There are how many people running for Mayor of San Antonio?!?
San Antonio is barreling toward the most bizarre mayoral election in recent memory.
A massive field of 27 candidates has no clear frontrunners. State and national PAC money is flowing into the race while local groups remain on the sidelines. Meanwhile, the rare opportunity to lead a blue city in a red state has both Republicans and Democrats salivating over the traditionally nonpartisan office.
Weeks from the start of early voting in the May 3 election, it’s the exact scenario some local political strategists say they’ve long worried about leading up to a pivotal race.
San Antonio hasn’t elected a new mayor since 2017 and whoever replaces term-limited Mayor Ron Nirenberg will immediately inherit a city at a crossroads. They’ll be responsible for the city’s approach to major economic development projects, as well as an increasingly precarious social safety net and fraying relationships with state and federal leaders.
Yet years of well-intentioned policy decisions aimed at making local elections more fair have backfired — creating a confusingly crowded race in which money is more critical than ever to break from the pack.
This year Rolando Pablos, who served as Texas Secretary of State under GOP Gov. Greg Abbott, became the face of the a multi-million dollar effort to build a bench of conservative allies in the state’s historically blue urban centers.
And Gina Ortiz Jones, who was Democrats’ nominee for two high-profile congressional races, has the backing of national Democrats who’ve become desperate to keep Texas from falling further from their party’s reach.
The long list of candidates also includes a number of local elected officials, business leaders and activists with pockets of supporters behind them — meaning it’s unlikely any of the candidates will take the 50% support required to avoid a June 7 runoff.

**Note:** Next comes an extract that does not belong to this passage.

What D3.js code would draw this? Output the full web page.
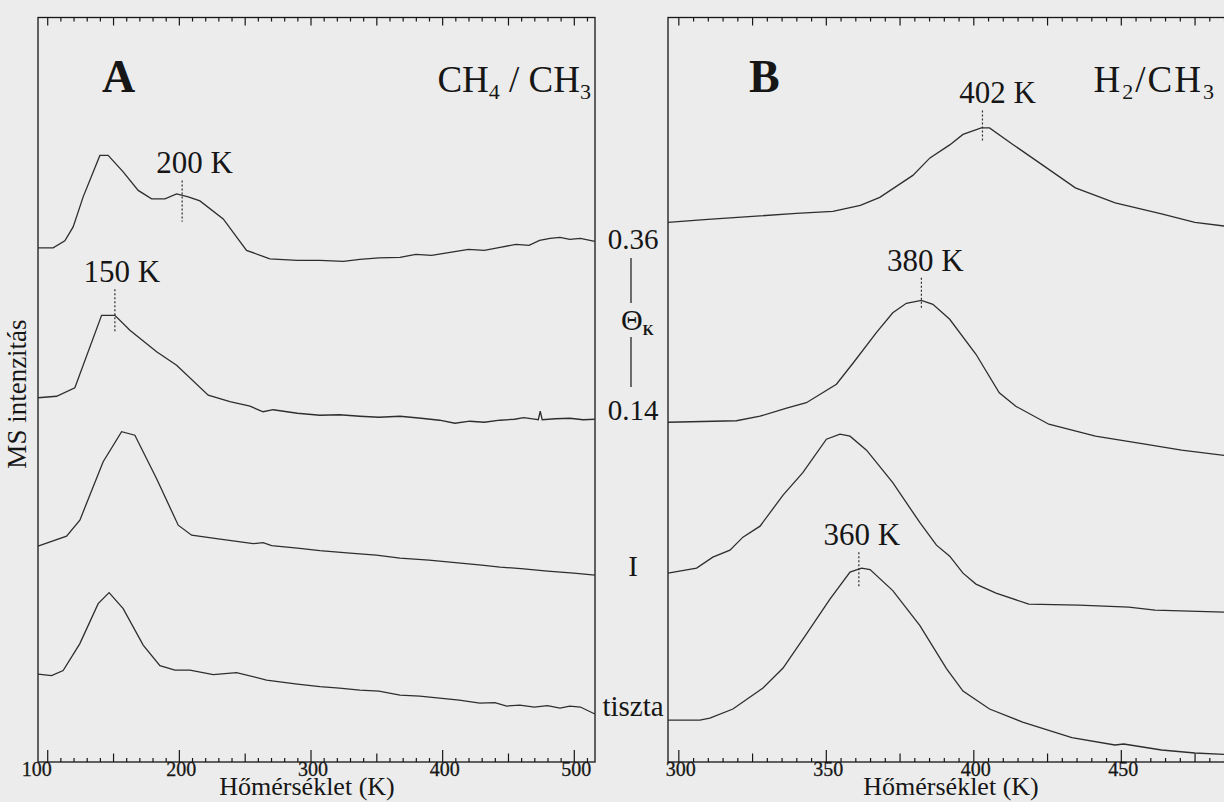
<!DOCTYPE html>
<html>
<head>
<meta charset="utf-8">
<script src="https://cdn.jsdelivr.net/npm/d3@7"></script>
<style>
body { margin: 0; background: #ececec; }
svg { display: block; font-family: "Liberation Serif", "Times New Roman", serif; }
</style>
</head>
<body>
<script>
// A panel: CH4 / CH3, [T (K), MS intensity (a.u.)]
var curveA036 = [[93,102.9],[104.5,102.9],[113.4,104.3],[119.7,107.1],[127.3,113.1],[140,121.4],[146.3,121.4],[157.7,118.1],[169.1,114.4],[179.3,112.7],[189.4,112.7],[198.3,113.7],[207.1,113.1],[216,112.3],[233.7,108.7],[251.4,102.4],[269.1,100.7],[290,100.4],[307.1,100.4],[325,100.2],[337.5,100.6],[352,100.9],[368,101],[380,101.6],[392,101.4],[406,102],[420,102.6],[432,102.4],[444,103],[456,103.6],[466,103.4],[474,104.4],[482,104.8],[489.5,105],[497,104.6],[505,104.8],[516,104.2]]
var curveA014 = [[93,72.9],[107.1,73.2],[121,74.9],[141.3,89.4],[151.4,89.4],[162.8,86.4],[183.1,82.1],[198.3,79.4],[222.3,73.4],[238.8,72.1],[254,71.2],[264,70.1],[271.7,70.5],[290,69.8],[307.1,69.4],[322,69.5],[337.5,69.2],[352,69],[368,69.2],[384,68.8],[398,68.4],[409.7,67.8],[421,68.2],[432,68],[443.9,68.4],[455,68.6],[462,68.9],[470,68.6],[473,68.5],[474.5,70.2],[476,68.5],[486,68.7],[497,68.8],[507,68.5],[516,68.6]]
var curveAI = [[93,43.2],[114.7,45.2],[124.8,48.4],[142.5,60.1],[156.5,66.1],[166.6,65.4],[183.1,56.7],[199.5,47.4],[209.7,45.4],[228.6,44.7],[256.5,43.7],[264,43.9],[270.4,43.3],[290,42.8],[307.1,42.3],[330,41.8],[350,41.4],[368,40.8],[390,40.4],[410,39.9],[430,39.4],[444,39],[460,38.7],[480,38.2],[500,37.8],[516,37.4]]
var curveAclean = [[93,17.6],[103.3,17.3],[112.1,18.3],[124.8,23.7],[138.7,31.7],[147,33.9],[157.7,30.7],[172.9,23.4],[185.6,19.3],[197,18.4],[208.4,18.4],[226.1,17.5],[243.8,17.9],[266.6,16.4],[290,15.6],[307.1,15.1],[322,14.8],[337.5,14.4],[352,14.2],[368,13.4],[383,13.2],[398,12.8],[413,12.4],[428.6,11.8],[440,11.9],[449,11.2],[459,11.4],[470,11],[480,11.3],[489.5,10.8],[497,11.2],[505,11],[516,9.6]]

// B panel: H2 / CH3
var curveB036 = [[296.5,108],[310,108.6],[327.7,109.3],[340,109.8],[352.4,110.2],[361.7,111.4],[368.3,113],[379.5,117.4],[385.3,120.9],[392,123.5],[396.5,125.6],[402.7,126.9],[405.5,126.9],[413.4,123.6],[423.4,119.5],[434.6,114.9],[448.1,111.9],[463.8,109.7],[475.1,108],[490,106.9]]
var curveB014 = [[296.5,68],[319.7,68.3],[327.7,69.2],[336.7,70.8],[343.4,71.9],[353.6,75.6],[359.2,79.8],[367.2,86],[372.7,89.9],[377.3,91.8],[382.4,92.4],[386.3,91.6],[392,88.6],[400.9,81.6],[408.8,73.9],[414.4,71.2],[425.6,67.6],[441.4,65.2],[458.2,63.6],[470.6,62.4],[490,61]]
var curveBI = [[296.5,37.8],[306.2,38.8],[311.7,41],[317.5,42.4],[321.9,45],[327.7,47.2],[335.5,53.4],[342.2,57.9],[350.2,64.6],[354.8,65.6],[358.2,65.2],[363.8,62.4],[372.7,55.9],[381.9,47.9],[387.5,43.4],[392,41.2],[396.5,37.8],[400.9,35.6],[407.7,33.8],[418.8,31.6],[435.8,31.4],[452.7,31],[461.6,30.4],[490,29.9]]
var curveBclean = [[296.5,8.4],[307.3,8.4],[310.7,8.8],[318.5,10.6],[328.7,14.8],[335.5,18.8],[343.4,25.6],[351.4,32.6],[358.2,38],[362.1,38.8],[365,38.5],[372.7,34.3],[381.9,27.3],[390.9,18.7],[396.5,14.2],[405.5,10.6],[416.7,8],[433.4,4.9],[448,3.4],[451,3.6],[463.8,2.4],[475.1,1.8],[490,1.4]]

// peak markers: label, T, top and bottom of dotted line (a.u.)
var markersA = [{label:"150 K", t:151.4, top:94.6, bottom:86.1}, {label:"200 K", t:202.5, top:116.4, bottom:108.1}]
var markersB = [{label:"402 K", t:403.1, top:130.4, bottom:124.2}, {label:"380 K", t:382.4, top:96.9, bottom:90.5}, {label:"360 K", t:361.2, top:42, bottom:35}]

var ticksA = [100, 200, 300, 400, 500]
var ticksB = [300, 350, 400, 450]
var coverageLabels = ["0.36", "0.14", "I", "tiszta"]

var W = 1224, H = 802
var plotTop = 17.5, plotBottom = 762
var svg = d3.select("body").append("svg").attr("width", W).attr("height", H)

var y = d3.scaleLinear().domain([0, 149]).range([plotBottom, plotTop])
var xA = d3.scaleLinear().domain([93, 516.1]).range([38, 595])
var xB = d3.scaleLinear().domain([296.5, 500]).range([668, 1268.3])

var ink = "#161616"
var lineCol = "#2e2e2e"

// label offsets (px) relative to dotted marker
var labelDx = {"150 K": 7, "200 K": 12.5, "402 K": 15, "380 K": 4, "360 K": 3}

function panel(x, curves, markers, lo, hi, minor, mid, major, topMajor, labels, firstDx) {
  var g = svg.append("g")

  g.append("rect")
    .attr("x", x.range()[0]).attr("y", plotTop)
    .attr("width", x.range()[1] - x.range()[0]).attr("height", plotBottom - plotTop)
    .attr("fill", "none").attr("stroke", ink).attr("stroke-width", 1.3)

  // bottom ticks (inward)
  var bAx = g.append("g").attr("transform", "translate(0," + plotBottom + ")")
    .call(d3.axisBottom(x).tickValues(d3.range(lo, hi + 0.1, minor)).tickSize(-4).tickFormat(""))
  bAx.select(".domain").remove()
  bAx.selectAll(".tick line")
    .attr("y2", d => d % major === 0 ? -12 : d % mid === 0 ? -8.5 : -4)
    .attr("stroke", ink).attr("stroke-width", 1.2)

  // tick labels
  var lAx = g.append("g").attr("transform", "translate(0," + plotBottom + ")")
    .call(d3.axisBottom(x).tickValues(labels).tickSize(0).tickPadding(0))
  lAx.select(".domain").remove()
  lAx.selectAll("text")
    .attr("font-family", "Liberation Serif").attr("font-size", 20).attr("fill", ink)
    .attr("stroke", ink).attr("stroke-width", 0.3)
    .attr("dx", (d, i) => i === 0 ? firstDx : 2)

  // top ticks (inward)
  var tAx = g.append("g").attr("transform", "translate(0," + plotTop + ")")
    .call(d3.axisTop(x).tickValues(d3.range(lo, hi + 0.1, minor)).tickSize(-4).tickFormat(""))
  tAx.select(".domain").remove()
  tAx.selectAll(".tick line")
    .attr("y2", d => d % topMajor === 0 ? 8 : 4)
    .attr("stroke", ink).attr("stroke-width", 1.2)

  var line = d3.line().x(d => x(d[0])).y(d => y(d[1]))
  g.selectAll("path.curve").data(curves).enter().append("path")
    .attr("class", "curve")
    .attr("d", line)
    .attr("fill", "none").attr("stroke", lineCol).attr("stroke-width", 1.3)

  g.selectAll("line.mark").data(markers).enter().append("line")
    .attr("class", "mark")
    .attr("x1", d => x(d.t)).attr("x2", d => x(d.t))
    .attr("y1", d => y(d.top)).attr("y2", d => y(d.bottom))
    .attr("stroke", lineCol).attr("stroke-width", 1.2).attr("stroke-dasharray", "2,2")

  g.selectAll("text.mark").data(markers).enter().append("text")
    .attr("class", "mark")
    .attr("x", d => x(d.t) + labelDx[d.label]).attr("y", d => y(d.top) - 7)
    .attr("text-anchor", "middle").attr("font-size", 31).attr("fill", ink)
    .text(d => d.label)
  return g
}

panel(xA, [curveA036, curveA014, curveAI, curveAclean], markersA, 100, 510, 10, 50, 100, 50, ticksA, -11)
panel(xB, [curveB036, curveB014, curveBI, curveBclean], markersB, 300, 495, 5, 25, 50, 25, ticksB, 2)

// panel letters and gas labels
svg.append("text").attr("x", 102).attr("y", 92).attr("font-size", 46).attr("font-weight", "bold").attr("fill", ink).text("A")
svg.append("text").attr("x", 749).attr("y", 92).attr("font-size", 46).attr("font-weight", "bold").attr("fill", ink).text("B")

function chem(xPos, parts, spacing) {
  var t = svg.append("text").attr("x", xPos).attr("y", 92).attr("text-anchor", "end")
    .attr("font-size", 37).attr("letter-spacing", spacing).attr("fill", ink)
  parts.forEach(function(p) {
    if (p.sub) t.append("tspan").attr("font-size", 22).attr("dy", 7).text(p.s)
    else t.append("tspan").attr("dy", p.after ? -7 : 0).text(p.s)
  })
}
chem(591, [{s:"CH"}, {s:"4", sub:true}, {s:" / CH", after:true}, {s:"3", sub:true}], 0)
chem(1216, [{s:"H"}, {s:"2", sub:true}, {s:"/CH", after:true}, {s:"3", sub:true}], 2)

// coverage labels between the panels
var covY = [249, 420, 576, 716]
svg.selectAll("text.cov").data(coverageLabels).enter().append("text")
  .attr("class", "cov")
  .attr("x", 633).attr("y", (d, i) => covY[i])
  .attr("text-anchor", "middle").attr("font-size", 29).attr("fill", ink)
  .text(d => d)

svg.append("line").attr("x1", 631).attr("x2", 631).attr("y1", 258).attr("y2", 303).attr("stroke", ink).attr("stroke-width", 1.2)
svg.append("line").attr("x1", 631).attr("x2", 631).attr("y1", 337).attr("y2", 387).attr("stroke", ink).attr("stroke-width", 1.2)
var th = svg.append("text").attr("x", 621).attr("y", 330).attr("font-size", 30).attr("fill", ink)
th.append("tspan").text("Θ")
th.append("tspan").attr("font-size", 14).attr("font-weight", "bold").attr("dy", 5).text("K")

// axis titles
svg.append("text").attr("transform", "translate(26,394) rotate(-90)")
  .attr("text-anchor", "middle").attr("font-size", 27).attr("fill", ink).text("MS intenzitás")
svg.append("text").attr("x", 307).attr("y", 795).attr("text-anchor", "middle")
  .attr("font-size", 26).attr("fill", ink).text("Hőmérséklet (K)")
svg.append("text").attr("x", 951).attr("y", 795).attr("text-anchor", "middle")
  .attr("font-size", 26).attr("fill", ink).text("Hőmérséklet (K)")
</script>
</body>
</html>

With few opportunities left to differentiate themselves through message alone, candidates are running out of time to make their cases.
“I think there’s seven candidates that have a shot,” said former mayor and Bexar County Judge Nelson Wolff, one of the few local officials who has offered up an endorsement in the race, in reference to four sitting councilmembers, Pablos and Ortiz Jones, plus political newcomer Beto Altamirano, his pick.
“But as you come down to the election, it depends on how much money they’ve got at the end.”
Twenty-seven candidates? My God. And for an election that’s happening in four weeks. All due respect, but they wouldn’t have the time to make their cases if the election were being held next November. Maybe the runoff will bring some clarity. Godspeed, my San Antonio friends.
San Antonio has a heavy military presence, both active and retired. All non-GOPers should be heavily painting GOP candidates with the DOGE cutting veterans’ jobs brush, DOGE vandalizing the VA brush, Mango Mussolini going golfing rather than go to the Dignified Transfer ceremony brush. Anything less is political malpractice.